You should have stayed up late just to entertain me :)
No Im not drunk.
i'm sorry your entertainment monkey wasn't available for you at your your beckoning call haha. you weren't drunk? sure? ;) talk to ya later.
You're my personal entertainment monkey? Im such a lucky girl, especially since you're so cute. Way cuter than any other entertainment monkey I've ever seen, and you're mine. So lucky ;)
and no, not drunk, i havent had alcohol in 42 days, and no Im not counting
You have no idea ;)
nice one, you're good! hah
Yeah, well. What can I say? Im awesome.
Did you hear that internet? Dentist (the hottest man alive) doesn't just agree that I'm awesome he said damn right, I'm awesome!
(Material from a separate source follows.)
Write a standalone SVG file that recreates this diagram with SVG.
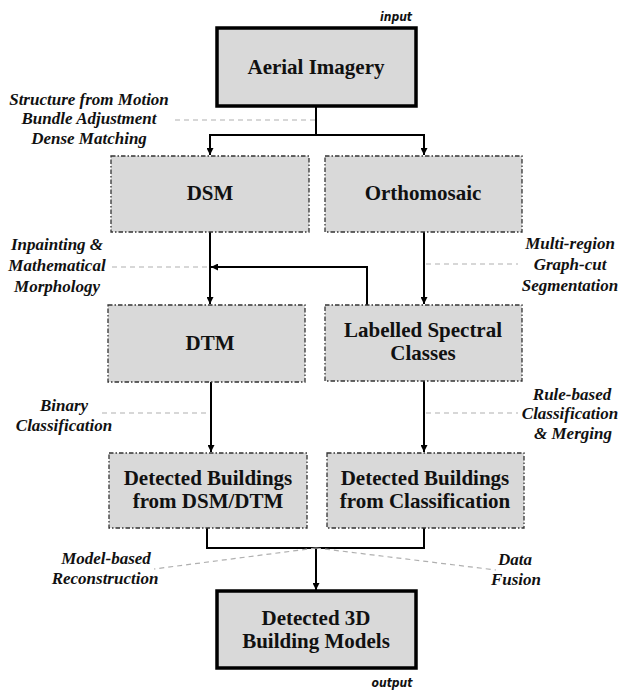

And really I am, no one else interrupts him in between countless hours of studying. Just me! Just to tell him that Im bored and to shamelessly flirt with him. I boost his ego A LOT so how can he not think Im awesome? I also happen to be an individual with a vagina that will talk sports and also enjoys all the HARD rock bands that he likes. Sports: AWESOME. HARD rock: AWESOME. Vagina: DAMN AWESOME.
Ok enough of praising me, but seriously internet I looked for hours on-line to find a monkey graphic that would fit his personality and send it to him. I looked for HOURS and I found the perfect monkey. PERFECT. Cause I
want to get in his pants so bad care that much.
And that ladies, that is how you rope a man. Well, when he's far away. There is a much
sluttier easier, much more fun way to rope in a man. I don't care what anyone says, it works! However that requires his presence and that is also a lesson for another day.